By Peter Horn | @PeterCHorn
Sylvan Esso’s Tuesday night show was a marriage of the synthetic and the organic, a sonic reminder that opposites do indeed attract. Nick Sanborn’s beats are intriguing and multi-textural, Amelia Meath’s voice satisfying and just enough unique. But his DJ work and her voice alone don’t sell out San Francisco’s historic Fillmore two nights in a row. The synergy between the two sell out The Fillmore two nights in a row.
Tuesday was an evening of contrast and anticipation: the bass was deep and hard-hitting but purposeful, her voice childlike in the face of Sanborn’s violent hooks. Both can stand alone—and both do: his bass powers Megafaun while her vocals drive Mountain Man—but paired together, the whole is greater than the sum of its parts. His beats pull the hotel room shades down low; her voice cracks the window, letting just enough daylight in.
The duo from Durham enhances the contrast with the art of anticipation, stacking blocks precariously high, drawing the audience in with a “watch this” wink then, when the tower is wavering, stacking one more and kicking out the foundation. Buildups are impossibly long; by the time the beat finally drops, the crowd is personally invested. As the bass dropped, we dropped.
The show was spirited, in the way a car wreck is jarring. Framed by a pulsing backdrop of glowing angles—an appropriate arrangement of “greater-than” signs—Meath punched through the heavy fog sitting over the stage in a torn black tank top, perfectly incongruous with her sprightly vocals. At her best, her voice approaches Norah Jones- a sound nearly innocent.
Five feet to her left, Sanborn bobbed frenetically over a laptop and soundboard, doing actual onstage DJ work… or at the very least a convincing acting job. A true multimedia experience, lights flashed in synchrony with his deepest hits, highlighting that which needed no highlighting.
“Coffee” and “Hey Mami” were played with the passion of a band not yet tired of dancing with the one that brought them, while new material demonstrated their limitless appetite for creative juxtaposition. The latter featured a track in which a xylophone and rainforest sound effect broke into the evening’s deepest bass line, the contrast so glaring it teetered on comical.
The group was miles away from its hometown of Durham, NC, a point illustrated by the tepid response to their North Carolina shout-out, as well as the strong impression made by San Francisco grocery stores (“Every time I walk into Bi-Rite, I stand in front of the carrots and weep”). Durham is a city better known for a certain university and minor league baseball team than its music scene. Bands like Sylvan Esso and Hiss Golden Messenger are starting to change that.

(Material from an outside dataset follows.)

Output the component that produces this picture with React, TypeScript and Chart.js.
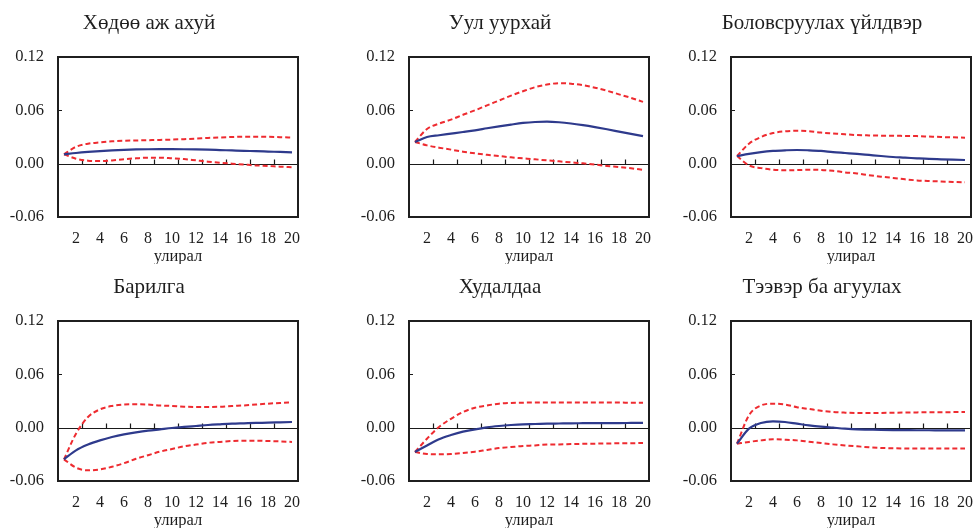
import React, { useEffect, useRef } from "react";
import { Chart, registerables } from "chart.js";

Chart.register(...registerables);

// ---- data ----
const periods = ["1", "2", "3", "4", "5", "6", "7", "8", "9", "10", "11", "12", "13", "14", "15", "16", "17", "18", "19", "20"];
const yTicks = [-0.06, 0, 0.06, 0.12];
const yTickLabels = ["-0.06", "0.00", "0.06", "0.12"];
const xAxisTitle = "улирал";

const panelTitles = ["Хөдөө аж ахуй", "Уул уурхай", "Боловсруулах үйлдвэр", "Барилга", "Худалдаа", "Тээвэр ба агуулах"];

const agriResp = [0.0105, 0.012, 0.0132, 0.0142, 0.015, 0.0156, 0.016, 0.0162, 0.0163, 0.0163, 0.0162, 0.016, 0.0157, 0.0153, 0.0149, 0.0145, 0.014, 0.0136, 0.0132, 0.0128];
const agriUpper = [0.0105, 0.019, 0.0225, 0.024, 0.0252, 0.0258, 0.0261, 0.0264, 0.0267, 0.0271, 0.0276, 0.0282, 0.0289, 0.0295, 0.03, 0.0303, 0.0304, 0.0302, 0.0298, 0.0293];
const agriLower = [0.0105, 0.0056, 0.0034, 0.003, 0.0037, 0.005, 0.006, 0.0067, 0.0067, 0.006, 0.0052, 0.0037, 0.0022, 0.001, 0.0, -0.001, -0.002, -0.0026, -0.0034, -0.004];

const miningResp = [0.0244, 0.03, 0.032, 0.0338, 0.0356, 0.0375, 0.0398, 0.042, 0.044, 0.0458, 0.0469, 0.0473, 0.0466, 0.0452, 0.0433, 0.0411, 0.0387, 0.0361, 0.0335, 0.031];
const miningUpper = [0.0244, 0.039, 0.045, 0.0495, 0.055, 0.06, 0.0656, 0.071, 0.0765, 0.0815, 0.086, 0.089, 0.0905, 0.09, 0.0882, 0.0855, 0.082, 0.078, 0.074, 0.0695];
const miningLower = [0.0244, 0.0206, 0.018, 0.0158, 0.0135, 0.0116, 0.01, 0.0086, 0.0071, 0.006, 0.0049, 0.0037, 0.0026, 0.0015, 0.0004, -0.001, -0.0026, -0.0038, -0.0052, -0.007];

const manufResp = [0.0086, 0.011, 0.013, 0.0143, 0.015, 0.0154, 0.015, 0.0143, 0.013, 0.012, 0.011, 0.0098, 0.0086, 0.0075, 0.0068, 0.006, 0.0053, 0.0049, 0.0045, 0.0041];
const manufUpper = [0.0086, 0.0225, 0.03, 0.0345, 0.0364, 0.037, 0.0364, 0.035, 0.034, 0.033, 0.0322, 0.0318, 0.0315, 0.0314, 0.0312, 0.031, 0.0305, 0.03, 0.0296, 0.0292];
const manufLower = [0.0086, -0.002, -0.005, -0.0068, -0.0075, -0.0072, -0.0068, -0.007, -0.008, -0.0098, -0.011, -0.013, -0.0146, -0.016, -0.0176, -0.0188, -0.0195, -0.02, -0.0206, -0.021];

const constrResp = [-0.0356, -0.0255, -0.019, -0.0143, -0.0105, -0.0075, -0.0053, -0.0034, -0.0019, -0.0004, 0.0008, 0.0019, 0.003, 0.0038, 0.0045, 0.0049, 0.0053, 0.0056, 0.006, 0.0064];
const constrUpper = [-0.0356, -0.0068, 0.012, 0.0206, 0.0244, 0.026, 0.0263, 0.026, 0.025, 0.0244, 0.0236, 0.0233, 0.0233, 0.0236, 0.0244, 0.025, 0.026, 0.027, 0.0278, 0.0285];
const constrLower = [-0.0356, -0.045, -0.048, -0.047, -0.044, -0.04, -0.035, -0.031, -0.027, -0.024, -0.021, -0.019, -0.017, -0.016, -0.015, -0.0146, -0.0146, -0.015, -0.0154, -0.016];

const tradeResp = [-0.0274, -0.02, -0.013, -0.0083, -0.0045, -0.0019, 0.0004, 0.0019, 0.003, 0.0038, 0.0041, 0.0045, 0.0047, 0.0049, 0.005, 0.0051, 0.0052, 0.0052, 0.0053, 0.0054];
const tradeUpper = [-0.0274, -0.0124, 0.0008, 0.01, 0.0176, 0.0225, 0.025, 0.027, 0.0278, 0.0281, 0.0283, 0.0284, 0.0284, 0.0284, 0.0283, 0.0283, 0.0282, 0.0282, 0.0281, 0.0281];
const tradeLower = [-0.0274, -0.0296, -0.03, -0.0296, -0.0285, -0.027, -0.025, -0.023, -0.0218, -0.0206, -0.02, -0.019, -0.0188, -0.0185, -0.0182, -0.018, -0.0178, -0.0176, -0.0175, -0.0173];

const transResp = [-0.018, -0.0011, 0.0053, 0.0071, 0.0064, 0.0045, 0.0026, 0.0011, 0.0, -0.0011, -0.0019, -0.0022, -0.0025, -0.0027, -0.0028, -0.0029, -0.0029, -0.003, -0.003, -0.003];
const transUpper = [-0.018, 0.014, 0.025, 0.027, 0.026, 0.023, 0.021, 0.019, 0.0176, 0.0169, 0.0165, 0.0165, 0.0166, 0.0168, 0.017, 0.0172, 0.0173, 0.0174, 0.0175, 0.0176];
const transLower = [-0.018, -0.016, -0.0143, -0.013, -0.0135, -0.0143, -0.0158, -0.0173, -0.0188, -0.02, -0.021, -0.022, -0.0228, -0.0232, -0.0234, -0.0235, -0.0235, -0.0235, -0.0235, -0.0235];

const panelSeries = [
  [agriResp, agriUpper, agriLower],
  [miningResp, miningUpper, miningLower],
  [manufResp, manufUpper, manufLower],
  [constrResp, constrUpper, constrLower],
  [tradeResp, tradeUpper, tradeLower],
  [transResp, transUpper, transLower],
];

// ---- styling ----
const FONT = "'Liberation Serif', 'Times New Roman', serif";
const TEXT = "#1e1e1e";
const BLUE = "#2e3a8c";
const RED = "#ee2b30";
const CANVAS_W = 314;
const CANVAS_H = 264;
const colLefts = [0, 351, 673];
const rowTops = [0, 264];

const framePlugin = {
  id: "irfFrame",
  beforeDatasetsDraw(chart: any) {
    const { ctx, chartArea: a, scales } = chart;
    const x = scales.x;
    const y = scales.y;
    ctx.save();
    ctx.strokeStyle = "#1a1a1a";
    ctx.lineWidth = 1.2;
    const y0 = Math.round(y.getPixelForValue(0)) + 0.5;
    ctx.beginPath();
    ctx.moveTo(a.left, y0);
    ctx.lineTo(a.right, y0);
    // tick marks on zero line at boundaries after even periods
    for (let i = 1; i < periods.length - 1; i += 2) {
      const px = Math.round((x.getPixelForValue(i) + x.getPixelForValue(i + 1)) / 2) + 0.5;
      ctx.moveTo(px, y0);
      ctx.lineTo(px, y0 - 5);
    }
    // y ticks inside
    yTicks.forEach((v) => {
      const py = Math.round(y.getPixelForValue(v)) + 0.5;
      ctx.moveTo(a.left, py);
      ctx.lineTo(a.left + 4, py);
    });
    ctx.stroke();
    ctx.restore();
  },
  afterDraw(chart: any) {
    const { ctx, chartArea: a } = chart;
    ctx.save();
    ctx.strokeStyle = "#1f1f1f";
    ctx.lineWidth = 2;
    ctx.strokeRect(Math.round(a.left), Math.round(a.top), Math.round(a.right - a.left), Math.round(a.bottom - a.top));
    ctx.restore();
  },
};

function Panel({ idx }: { idx: number }) {
  const ref = useRef<HTMLCanvasElement | null>(null);
  useEffect(() => {
    if (!ref.current) return;
    const [resp, upper, lower] = panelSeries[idx];
    const chart = new Chart(ref.current, {
      type: "line",
      data: {
        labels: periods,
        datasets: [
          {
            data: resp,
            borderColor: BLUE,
            borderWidth: 2.2,
            pointRadius: 0,
            cubicInterpolationMode: "monotone",
            fill: false,
          },
          {
            data: upper,
            borderColor: RED,
            borderWidth: 2,
            borderDash: [5, 3],
            pointRadius: 0,
            cubicInterpolationMode: "monotone",
            fill: false,
          },
          {
            data: lower,
            borderColor: RED,
            borderWidth: 2,
            borderDash: [5, 3],
            pointRadius: 0,
            cubicInterpolationMode: "monotone",
            fill: false,
          },
        ],
      },
      options: {
        animation: false,
        responsive: false,
        devicePixelRatio: 1,
        layout: { padding: { left: 0, right: 16, top: 0, bottom: 0 } },
        plugins: {
          legend: { display: false },
          tooltip: { enabled: false },
          title: {
            display: true,
            text: panelTitles[idx],
            color: TEXT,
            font: { family: FONT, size: 21, weight: "normal", lineHeight: 1.2 },
            padding: { top: 10.5, bottom: 21.3 },
          },
        },
        scales: {
          x: {
            type: "category",
            offset: true,
            grid: { display: false, drawTicks: false },
            border: { display: false },
            ticks: {
              autoSkip: false,
              maxRotation: 0,
              minRotation: 0,
              padding: 12,
              color: TEXT,
              font: { family: FONT, size: 16 },
              callback: (_v: any, i: number) => (i % 2 === 1 ? periods[i] : ""),
            },
            title: {
              display: true,
              text: xAxisTitle,
              color: TEXT,
              font: { family: FONT, size: 16.5 },
              padding: { top: 0, bottom: -3 },
            },
            afterFit: (s: any) => {
              s.height = 47;
            },
          },
          y: {
            type: "linear",
            min: -0.06,
            max: 0.12,
            grid: { display: false, drawTicks: false },
            border: { display: false },
            afterBuildTicks: (s: any) => {
              s.ticks = yTicks.map((v) => ({ value: v }));
            },
            ticks: {
              padding: 14,
              color: TEXT,
              font: { family: FONT, size: 16.5 },
              callback: (v: any) => {
                const k = yTicks.findIndex((t) => Math.abs(t - v) < 1e-9);
                return k >= 0 ? yTickLabels[k] : "";
              },
            },
            afterFit: (s: any) => {
              s.width = 58;
            },
          },
        },
      } as any,
      plugins: [framePlugin],
    });
    return () => chart.destroy();
  }, [idx]);
  const col = idx % 3;
  const row = Math.floor(idx / 3);
  return (
    <canvas
      ref={ref}
      width={CANVAS_W}
      height={CANVAS_H}
      style={{ position: "absolute", left: colLefts[col], top: rowTops[row], width: CANVAS_W, height: CANVAS_H }}
    />
  );
}

export default function App() {
  useEffect(() => {
    document.body.style.margin = "0";
    document.body.style.background = "#ffffff";
  }, []);
  return (
    <div style={{ position: "relative", width: 976, height: 528, overflow: "hidden", background: "#fff" }}>
      {panelTitles.map((_, i) => (
        <Panel key={i} idx={i} />
      ))}
    </div>
  );
}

Throughout the duo’s 90-minute performance, there was sweat and there were heart-rattling bass lines and eyes-closed dancing, but there was also a sense that some was left on the table, understandable for the first show of a two-night run. The encore—a vocally driven “Come Down” that was refreshing and genuine, if a bit anticlimactic—seemed to revel in this fact, leaving the audience smiling and rubbing the smarting handprint of previous bass hooks.
And with an unassuming wave goodbye, Sanborn and Meath quietly walked off stage, the pair somehow larger than the two silhouettes disappearing into the fog.